Words

Phone Etiquette

Late one Friday night while pursuing my undergraduate degree, I received a strange and terrifying phone call.

Alas, I wasn’t home to hear it in person.

Upon hearing the message left on my answering machine, I believe it was meant to be threatening; however, for a communication directed at a writerly person, it was oddly lacking in the qualities a person nearly in possession of a degree in English Literature would notice most.

Let me explain by repeating the text of the call. Before you read, I wish to warn the easily offended and faint of heart that this is a script of vulgar and demeaning language. Even after being censored for printing, it retains a surprising amount of acidic potency:

“What’s up, <female dog>?
“I’m coming for you, <Oedipus complex-sufferer. >
“I’m coming for you.
“I heard you like <homosexual relations>, you <active homosexual>,
“I don’t like that so much, you <alternative word for homosexual>.
“I’m gonna come for you,
“I’m gonna beat your <buttocks>, <female dog>!”

I think this is clearly coming from a very confused person. Look at the first line, where the speaker (lets call him “Dope”) used a word meaning “female dog” to address me. Am I supposed to be a girl? Did he have the wrong number? Is this meant to be sexy: a playful, growling prank?

Let us not jump to conclusions too soon.

Later, he not only referred to me as engaged in an Oedipus complex, but as a full homosexual. We now know he did not mean to contact a female of his acquaintance, but that he is confused about my identity as a sexual entity. Apparently, he’s not only confused to MY gender role, but seems to be questioning his own, since he stated that he would “beat my <buttocks>, <female dog>” after clearly placing my sexuality in the homoerotic sphere.

This not only leaves me confused as to where he places me, it makes me wonder if “Dope” is trying to sort through some complex internal issues. Could this phone message actually be some sort of backhanded, misunderstood valentine?

This would seem the case, since I have trouble finding the detracting element; that is, the condition that so prompted him to make this call. He only implied that I am homosexual (I suppose it could be seen as an insult, but only in some sort of imbecilic, ancient, utterly troglodytic kind of way).

Once homosexuality was established, Dope turned to the second part of that assertion, where he claimed I’m good enough to be quite popular as a sexual partner. Said he, “I don’t like that so much.” I now find myself in an even MORE embarrassing position. If this suitor ever makes himself apparent to me, is he going to ask me to “be exclusive?” To “go steady?”

However, I find the choice of a term referring to me as a female DOG to harm this particular theory. After all, if Dope was attracted to me, even subliminally, why choose “dog” as a term with which to distinguish me? (“Dog” being a term not known, despite those animals’ grace and value as partners, to be used when referring to someone of great beauty.)

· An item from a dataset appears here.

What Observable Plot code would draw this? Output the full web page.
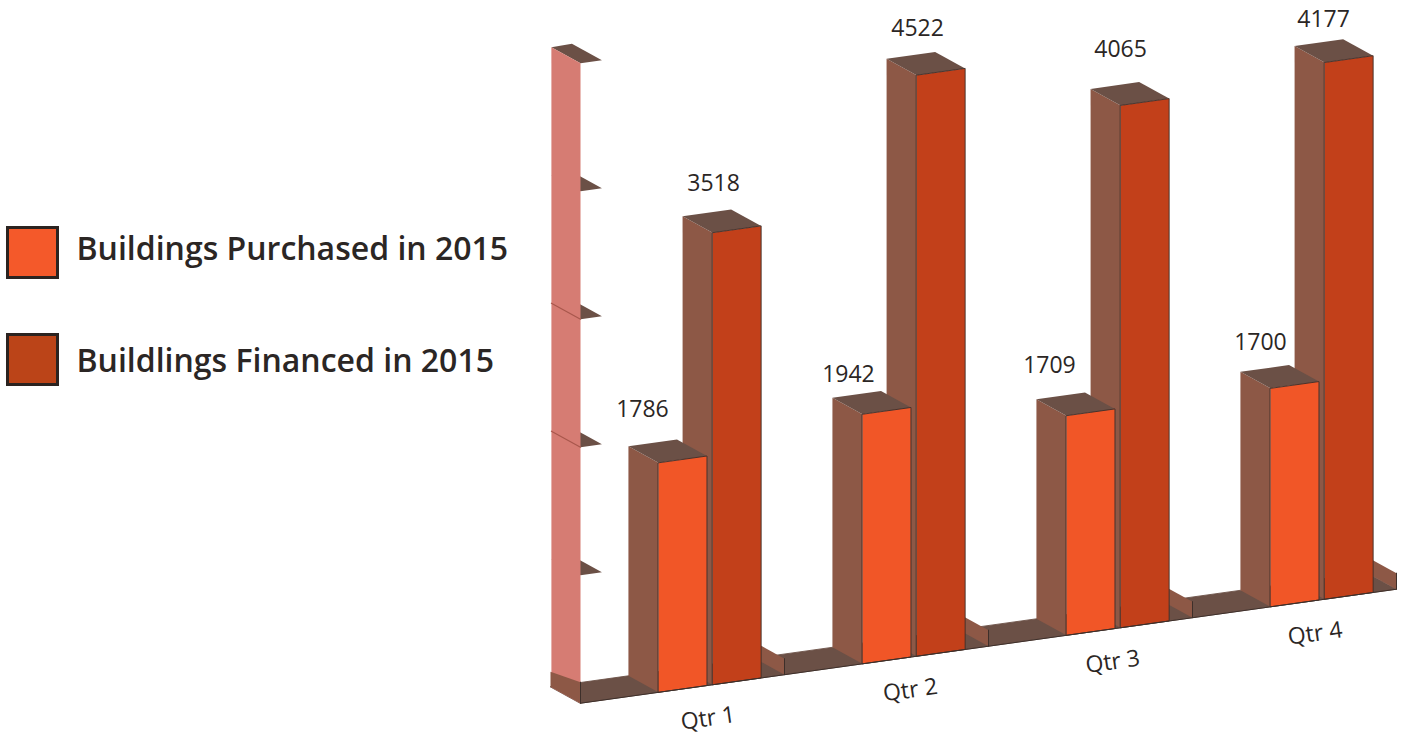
<!DOCTYPE html>
<html>
<head>
<meta charset="utf-8">
<script src="https://cdn.jsdelivr.net/npm/d3@7"></script>
<script src="https://cdn.jsdelivr.net/npm/@observablehq/plot@0.6"></script>
<style>
html,body{margin:0;padding:0;background:#fff}
#wrap{position:relative;width:1402px;height:735px;font-family:"Open Sans",sans-serif;overflow:hidden}
#wrap svg{display:block;position:absolute;left:0;top:0}
.sw{position:absolute;left:6px;width:53px;height:53px;box-sizing:border-box;border:3px solid #2b2320;outline:0}
.lg{position:absolute;left:76.5px;font-size:32px;font-weight:600;color:#2b2624;line-height:40px;white-space:nowrap}
</style>
</head>
<body>
<div id="wrap"></div>
<script>
// ---- data
const quarters = ["Qtr 1", "Qtr 2", "Qtr 3", "Qtr 4"];
const purchased = [1786, 1942, 1709, 1700];
const financed = [3518, 4522, 4065, 4177];
const axisTicks = [1000, 2000, 3000, 4000, 5000];
const seriesNames = ["Buildings Purchased in 2015", "Buildlings Financed in 2015"];

// ---- styling and oblique projection constants
const C = {purchased:"#f15627", financed:"#c2401a", side:"#8d5846", top:"#6b5046", wall:"#d67c73", edge:"#3d2f2a", tickLine:"#a8574c"};
const pxPerU = 204, slopePx = 28.5, depthPxX = 30, depthPxY = 16.5, pxPerV = 0.1285;
const barOffset = [0.382, 0.6475], barW = 0.238, wallH = 125, baseFront = 164, baseBack = 117, tickW = 0.105;
const axisK = 0.996, wallDepth = 0.97;
const X = (u, d) => u - d * depthPxX / pxPerU;
const Y = (u, d, v) => v + (slopePx * u + depthPxY * d) / pxPerV;

// ---- polygons, in painter's order
const polys = [];
let pid = 0;
function poly(fill, stroke, corners) {
  pid++;
  for (const [u, d, v] of corners) polys.push({id: pid, fill, stroke, x: X(u, d), y: Y(u, d, v)});
}
const n = quarters.length;
const axisMax = axisTicks[axisTicks.length - 1] * axisK;
// floor
poly(C.top, C.top, [[0,0,0],[n,0,0],[n,1,0],[0,1,0]]);
// axis tick shelves
for (const t of axisTicks) poly(C.top, "none", [[0,0,t*axisK],[tickW,0,t*axisK],[tickW,1,t*axisK],[0,wallDepth,t*axisK]]);
// left wall
poly(C.wall, "none", [[0,0,0],[0,0,axisMax],[0,wallDepth,axisMax],[0,wallDepth,0]]);
// base of the left wall
poly(C.side, "none", [[0,0,0],[0,0,baseFront],[0,1,baseBack],[0,1,0]]);
// category divider walls
for (let i = 1; i <= n; i++) poly(C.side, "none", [[i,0,0],[i,0,wallH],[i,1,wallH],[i,1,0]]);
// bars
function bar(u0, v, front) {
  const u1 = u0 + barW;
  poly(C.side, "none", [[u0,0,0],[u0,0,v],[u0,1,v],[u0,1,0]]);
  poly(C.top, "none", [[u0,0,v],[u1,0,v],[u1,1,v],[u0,1,v]]);
  poly(front, C.edge, [[u0,0,0],[u1,0,0],[u1,0,v],[u0,0,v]]);
}
quarters.forEach((q, i) => {
  bar(i + barOffset[1], financed[i], C.financed);
  bar(i + barOffset[0], purchased[i], C.purchased);
});

// dark edges
const edges = [];
[0,1,2,3,4].forEach(i => {
  const h = i === 0 ? baseFront : wallH;
  edges.push({id:"e"+i, x:X(i,0), y:Y(i,0,0)}, {id:"e"+i, x:X(i,0), y:Y(i,0,h)});
});
edges.push({id:"front", x:X(0,0), y:Y(0,0,0)}, {id:"front", x:X(n,0), y:Y(n,0,0)});
const wallLines = [];
axisTicks.slice(1,3).forEach(t => wallLines.push({id:t, x:X(0,0), y:Y(0,0,t*axisK)}, {id:t, x:X(0,wallDepth), y:Y(0,wallDepth,t*axisK)}));

// value labels: nudges from each bar's front top-left corner, in pixels
const nudgeP = [[-16,-53],[-14,-40],[-17,-50],[-10,-46]];
const nudgeF = [[1,-49],[1,-47],[0,-56],[-1,-43]];
const labels = [];
quarters.forEach((q, i) => {
  for (const [u, v, nd] of [[i+barOffset[0], purchased[i], nudgeP[i]], [i+barOffset[1], financed[i], nudgeF[i]]]) {
    labels.push({t: String(v), x: X(u,0) + nd[0]/pxPerU, y: Y(u,0,v) - nd[1]/pxPerV});
  }
});
const catLabels = quarters.map((q, i) => {
  const u = i * 0.992 + 0.625;
  return {t: q, x: X(u, 0), y: Y(u, 0, -258)};
});

const chart = Plot.plot({
  width: 1402, height: 735, margin: 0,
  style: {background: "#fff", fontFamily: '"Open Sans",sans-serif'},
  x: {domain: [0, 4], range: [580, 1396], axis: null},
  y: {domain: [0, 5000], range: [702.7, 702.7 - 5000 * pxPerV], axis: null},
  color: {type: "identity"},
  marks: [
    Plot.line(polys, {x:"x", y:"y", z:"id", fill:"fill", stroke:"stroke", strokeWidth:0.9, curve:"linear-closed"}),
    Plot.line(edges, {x:"x", y:"y", z:"id", stroke:C.edge, strokeWidth:1}),
    Plot.line(wallLines, {x:"x", y:"y", z:"id", stroke:C.tickLine, strokeWidth:1.2}),
    Plot.text(labels, {x:"x", y:"y", text:"t", fontSize:23, fill:"#2b2624"}),
    Plot.text(catLabels, {x:"x", y:"y", text:"t", fontSize:23, fill:"#2b2624", rotate:-8})
  ]
});
const wrap = document.getElementById("wrap");
wrap.appendChild(chart);
[[seriesNames[0], "#f4592a", 225.5, 228], [seriesNames[1], "#bb4418", 332.5, 340]].forEach(([name, col, top, ty]) => {
  const s = document.createElement("div"); s.className = "sw"; s.style.top = top + "px"; s.style.background = col; wrap.appendChild(s);
  const t = document.createElement("div"); t.className = "lg"; t.style.top = ty + "px"; t.textContent = name; wrap.appendChild(t);
});
</script>
</body>
</html>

If this is enough to remove the “Valentine” theory, let’s go back to “Inept Threat” theory. I mean it when I say “inept,” too. If this is a threat, it has no didactic purpose. To be an effective threat, there has some sort of reference to the action that precipitated this call. Example: “Keep talking to the judge, Tony, and you’ll sleep with the fishies.”

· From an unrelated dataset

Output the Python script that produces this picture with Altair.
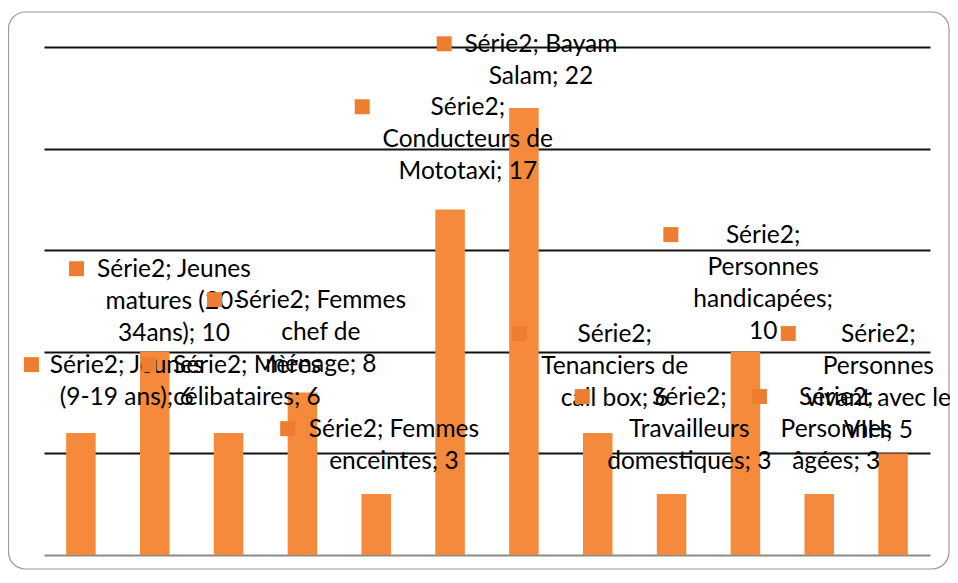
import altair as alt
import pandas as pd

# ---- data ----
series_name = "Série2"
categories = [
    "Jeunes (9-19 ans)", "Jeunes matures (20-34ans)", "Mères célibataires",
    "Femmes chef de ménage", "Femmes enceintes", "Conducteurs de Mototaxi",
    "Bayam Salam", "Tenanciers de call box", "Travailleurs domestiques",
    "Personnes handicapées", "Personnes âgées", "Personnes vivant avec le VIH",
]
values = [6, 10, 6, 8, 3, 17, 22, 6, 3, 10, 3, 5]

# data labels as wrapped in the original
label_texts = [
    "Série2; Jeunes\n(9-19 ans);  6",
    "Série2; Jeunes\nmatures (20-\n34ans);  10",
    "Série2; Mères\ncélibataires;  6",
    "Série2; Femmes\nchef de\nménage;  8",
    "Série2; Femmes\nenceintes;  3",
    "Série2;\nConducteurs de\nMototaxi;  17",
    "Série2; Bayam\nSalam;  22",
    "Série2;\nTenanciers de\ncall box;  6",
    "Série2;\nTravailleurs\ndomestiques;  3",
    "Série2;\nPersonnes\nhandicapées;\n10",
    "Série2;\nPersonnes\nâgées;  3",
    "Série2;\nPersonnes\nvivant avec le\nVIH;  5",
]
# label placement (category units on a 0-12 axis, value units for the first baseline)
label_x = [1.12, 1.76, 2.75, 3.75, 4.74, 5.74, 6.73, 7.73, 8.74, 9.74, 10.73, 11.30]
label_key_x = [-0.17, 0.44, 1.42, 2.31, 3.30, 4.31, 5.42, 6.44, 7.29, 8.49, 9.69, 10.08]
label_y = [8.95, 13.67, 8.95, 12.15, 5.80, 21.64, 24.74, 10.48, 7.38, 15.35, 7.38, 10.48]

df = pd.DataFrame({"cat": categories, "val": values})
lab = pd.DataFrame({"txt": label_texts, "lx": label_x, "kx": label_key_x, "ly": label_y})

BAR = "#F58A3D"
KEY = "#ED7D31"
FONT = "Lato"

W, H = 886, 508

yscale = alt.Scale(domain=[0, 25], nice=False, zero=True)
yaxis = alt.Axis(values=[5, 10, 15, 20, 25], labels=False, ticks=False,
                 domain=False, title=None, grid=True,
                 gridColor="#111111", gridWidth=2)
qscale = alt.Scale(domain=[0, 12], nice=False, zero=False)

bars = alt.Chart(df).mark_bar(color=BAR).encode(
    x=alt.X("cat:N", sort=categories,
            scale=alt.Scale(paddingInner=0.6, paddingOuter=0.3),
            axis=alt.Axis(labels=False, ticks=False, title=None, domain=True,
                          domainColor="#8a8a8a", domainWidth=2, grid=False)),
    y=alt.Y("val:Q", scale=yscale, axis=yaxis),
)

texts = alt.Chart(lab).mark_text(
    font=FONT, fontSize=24.5, color="#000000", align="center", baseline="alphabetic",
    lineBreak="\n", lineHeight=32,
).encode(
    x=alt.X("lx:Q", scale=qscale, axis=None),
    y=alt.Y("ly:Q", scale=yscale, axis=yaxis),
    text="txt:N",
)

keys = alt.Chart(lab).mark_square(
    color=KEY, size=225, opacity=1, filled=True, yOffset=-8.5,
).encode(
    x=alt.X("kx:Q", scale=qscale, axis=None),
    y=alt.Y("ly:Q", scale=yscale, axis=yaxis),
)

border = alt.Chart(pd.DataFrame({"a": [0]})).mark_rect(
    fill=None, stroke="#9a9a9a", strokeWidth=1.2, cornerRadius=17,
).encode(x=alt.value(-35.5), x2=alt.value(905), y=alt.value(-35), y2=alt.value(522))

chart = alt.layer(border, bars, texts, keys).resolve_scale(x="independent").properties(
    width=W, height=H,
    autosize=alt.AutoSizeParams(type="none"),
    padding={"left": 36, "top": 39, "right": 20, "bottom": 15},
).configure_view(stroke=None)

chart.save("out.html", embed_options={"renderer": "svg", "actions": False})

The only item that could be seen as such in this particular communication is that I am gay (which we’ve already discounted) or that I have an active sex life (which brings us back to the valentine.) I suppose it could be coming from an outraged Catholic Avenger with a halo and cape permanently affixed… yet I am somehow reticent to follow this line of thought.

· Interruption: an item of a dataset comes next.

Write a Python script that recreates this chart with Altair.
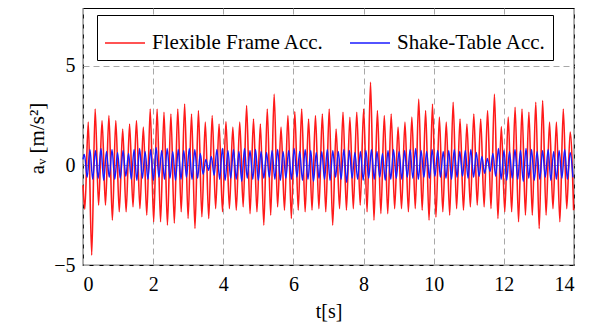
import altair as alt
import pandas as pd

SERIES = ["Flexible Frame Acc.", "Shake-Table Acc."]
COLORS = ["#ff1a1a", "#1a1aff"]

# --- Flexible frame acceleration: extrema ---
red_start = -1.0          # value at t = 0
red_first_trough = -2.2
red_t0 = 0.052            # time of first trough [s]
red_half = 0.09815        # half period between extrema [s]
red_peaks = [2.17, 2.83, 2.25, 2.5, 2.25, 1.83, 2.08, 2.25, 1.92, 2.83,
             2.83, 2.67, 2.58, 2.83, 3.08, 2.58, 2.75, 2.17, 2.5, 2.08,
             2.2,
             1.92, 2.17, 3.0, 2.33, 2.08, 2.83, 3.58, 1.92, 2.5,
             2.7,
             2.83, 2.33, 2.5, 2.58, 2.83, 1.83, 2.67, 2.42, 2.67,
             2.83,
             4.17, 2.75, 2.5, 2.58, 1.92, 2.17, 2.42, 3.33, 2.75,
             3.08,
             2.42, 2.17, 3.17, 2.33, 2.08, 2.58, 2.33, 2.75, 3.58,
             1.95,
             2.42, 2.92, 2.83, 2.67, 3.17, 3.25, 2.17, 2.17, 2.83, 1.67]
red_troughs = [-4.5, -2.0, -2.0, -2.75, -2.33, -2.33, -2.08, -2.17, -2.5, -2.83,
               -2.83, -3.0, -2.9, -2.33, -2.67, -3.17, -2.58, -2.67, -2.17, -2.33,
               -2.17,
               -2.25, -2.08, -2.42, -2.33, -3.0, -2.5, -2.08, -2.25, -2.67,
               -2.25,
               -2.33, -2.25, -2.17, -2.33, -3.0, -2.17, -2.25, -2.17, -2.0,
               -2.33,
               -2.75, -2.42, -2.42, -2.17, -2.17, -2.33, -2.17, -2.25, -2.75,
               -2.6,
               -2.33, -2.5, -2.17, -2.25, -2.08, -2.0, -2.08, -2.17, -2.67,
               -2.33,
               -2.33, -2.83, -2.5, -2.5, -3.17, -2.5, -2.17, -2.83, -2.17, -2.25]

# --- Shake-table acceleration: extrema ---
blue_start = 0.3
blue_t0 = 0.04
blue_half = 0.0787
blue_peaks = [0.55, 0.80, 0.75, 0.85, 0.70, 0.80, 0.65, 0.75, 0.60, 0.80,
              0.85, 0.70, 0.80, 0.90, 0.75, 0.85, 0.70, 0.80, 0.75, 0.85,
              0.80, 0.60, 0.30, 0.45, 0.80, 0.85, 0.75, 0.80, 0.70, 0.85,
              0.75, 0.80, 0.70, 0.65, 0.75, 0.80, 0.70, 0.75, 0.85, 0.70,
              0.80, 0.75, 0.65, 0.70, 0.80, 0.75, 0.70, 0.80, 0.75, 0.65,
              0.70, 0.75, 0.80, 0.70, 0.60, 0.75, 0.80, 0.70, 0.75, 0.80,
              0.85, 0.75, 0.70, 0.80, 0.75, 0.70, 0.75, 0.80, 0.70, 0.75,
              0.80, 0.65, 0.45, 0.35, 0.60, 0.85, 0.75, 0.70, 0.80, 0.75,
              0.85, 0.80, 0.70, 0.75, 0.80, 0.70, 0.75, 0.80, 0.65]
blue_troughs = [-0.60, -0.70, -0.65, -0.75, -0.60, -0.70, -0.65, -0.55, -0.70, -0.75,
                -0.65, -0.70, -0.75, -0.60, -0.70, -0.65, -0.75, -0.70, -0.60, -0.70,
                -0.65, -0.45, -0.25, -0.50, -0.70, -0.75, -0.65, -0.70, -0.80, -0.65,
                -0.70, -0.75, -0.65, -0.60, -0.70, -0.75, -0.65, -0.70, -0.60, -0.75,
                -0.70, -0.80, -0.65, -0.70, -0.75, -0.60, -0.70, -0.85, -0.65, -0.70,
                -0.75, -0.65, -0.70, -0.60, -0.75, -0.70, -0.65, -0.70, -0.60, -0.65,
                -0.70, -0.60, -0.65, -0.55, -0.60, -0.65, -0.70, -0.60, -0.55, -0.65,
                -0.60, -0.55, -0.40, -0.30, -0.55, -0.70, -0.75, -0.65, -0.70, -0.80,
                -0.65, -0.75, -0.70, -0.60, -0.75, -0.70, -0.65, -0.70, -0.60]

X_TICKS = [0, 2, 4, 6, 8, 10, 12, 14]
Y_TICKS = [-5, 0, 5]

rows = []
# red series
red_vals = [red_first_trough]
for p, q in zip(red_peaks, red_troughs):
    red_vals += [p, q]
rows.append({"t": 0.0, "a": red_start, "s": SERIES[0]})
for j, v in enumerate(red_vals):
    rows.append({"t": red_t0 + red_half * j, "a": v, "s": SERIES[0]})
# blue series
blue_vals = []
for p, q in zip(blue_peaks, blue_troughs):
    blue_vals += [p, q]
rows.append({"t": 0.0, "a": blue_start, "s": SERIES[1]})
for j, v in enumerate(blue_vals):
    rows.append({"t": blue_t0 + blue_half * j, "a": v, "s": SERIES[1]})

df = pd.DataFrame(rows)
df = df[df["t"] <= 14.0]

FONT = "Liberation Serif"

x = alt.X("t:Q", scale=alt.Scale(domain=[0, 14], nice=False, zero=False),
          axis=alt.Axis(values=X_TICKS, title="t[s]", titleY=52,
                        titleBaseline="alphabetic", labelPadding=9))
y = alt.Y("a:Q", scale=alt.Scale(domain=[-5, 7.9], nice=False, zero=False),
          axis=alt.Axis(values=Y_TICKS, title="aᵥ [m/s²]", titleX=-46, titleY=130,
                        titleAngle=270, titleAlign="center", titleBaseline="middle",
                        titleFontSize=21, labelPadding=8))
color = alt.Color("s:N", scale=alt.Scale(domain=SERIES, range=COLORS),
                  legend=alt.Legend(orient="none", legendX=14, legendY=7,
                                    direction="horizontal", columns=2, title=None,
                                    symbolType="stroke", symbolSize=1600,
                                    symbolStrokeWidth=1.5, labelFont=FONT,
                                    labelFontSize=21, labelLimit=400, labelColor="black",
                                    labelOffset=6, columnPadding=22, padding=7,
                                    strokeColor="black", fillColor="white"))

red_layer = alt.Chart(df).transform_filter(alt.datum.s == SERIES[0]).mark_line(
    interpolate="monotone", strokeWidth=1.6).encode(x=x, y=y, color=color)
blue_layer = alt.Chart(df).transform_filter(alt.datum.s == SERIES[1]).mark_line(
    interpolate="monotone", strokeWidth=1.4).encode(x=x, y=y, color=color)

chart = alt.layer(red_layer, blue_layer).properties(
    width=491, height=257,
    autosize=alt.AutoSizeParams(type="none"),
    padding={"left": 75, "top": 0, "right": 12, "bottom": 62},
).configure_view(stroke="black", strokeWidth=1.2
).configure_axis(
    labelFont=FONT, labelFontSize=20, labelColor="black",
    titleFont=FONT, titleFontSize=20, titleFontWeight="normal", titleColor="black",
    ticks=False, domain=False,
    grid=True, gridColor="#a8a8a8", gridDash=[6, 4], gridWidth=1,
)

chart.save("out.html", embed_options={"renderer": "svg", "actions": False})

Maybe Dope simply had a grudge against a female dog with a telephone. Maybe he was trying to hit on a member of Snoopy’s family, since that beagle always seemed to have a fairly complex living arrangement with several amenities. I seem to recall that in the eighties we were told he had a number of equally complex and varied siblings from his litter. Should I contact the estate of Charles Schultz for pending legal action, or at least warn them to petition for a restraining order? It was a drunk-sounding voice… What if this is the voice of someone whose steroid-addled visage becomes enraged while intoxicated?

Some might say this is just a facet of college life and that these things “happen all the time.” And, indeed, this may be true.

My response to such a line of permissive extrapolation is to state that I am attending an institution of higher education. All life experiences here should serve as educational, and I feel that if I can not only learn but also spread learning to my fellow students I have succeeded in enriching their college careers.

If there is one lesson that I hope is gained from my experience, it is an example of how dangerous it is to screw with a man who is studying deconstructionism.